Saturday, February 7, 2009

Further Thoughts on Clive Barker


A young charlatan psychic masturbates near the road to the dead—and pays the price with his flesh; two warring European villages strap their citizens one upon another, children included, to do battle to the death as hulking giants; the ghost of Marilyn Monroe plucks out a man’s eyeballs and stuffs them deep inside her special no-no place; a woman carries on an illicit affair with a murderous ape (yes, an ape), in a twisted homage to Edgar Allen Poe; a man becomes trapped on a subway train with a psychotic butcher; a mammoth pig devours the bodies—and spirits—of young schoolboys; and a poor, exasperated demon, cannot, no matter how hard it tries, unsettle the placid owner of the house it possesses.
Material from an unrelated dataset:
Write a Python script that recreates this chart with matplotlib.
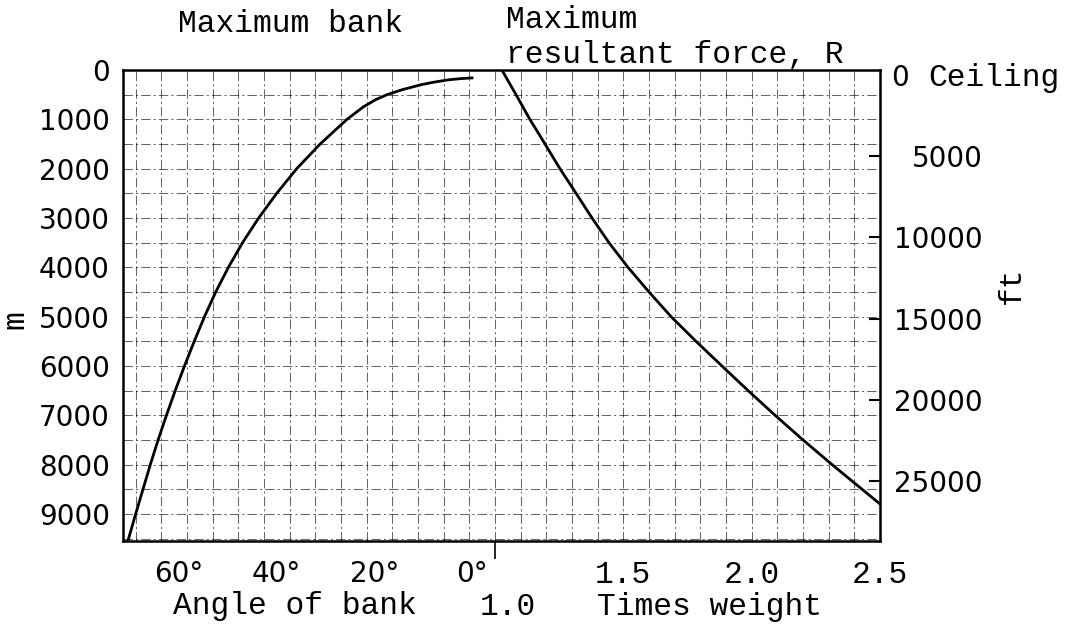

Yes, folks, atrocities of all sorts abound in Clive Barker’s Books of Blood, Vol. 1-3. There were moments when I, the hardened and cynical horror junkie, wanted to look away from the page, but couldn’t, having found myself hooked as easily as Frank with his puzzlebox. Never has anything so putrid, so vile and repulsive, come across as lyrical and damn-near poetic enough to be called “great literature.” Barker’s a hell of a writer, to be sure, and he deserves every ounce of praise he’s received over the years.

And, again, I have to ask myself: How the hell is it that it took me so long to discover this man? Books of Blood, Vol. 1-3: pick it up, if you haven’t already.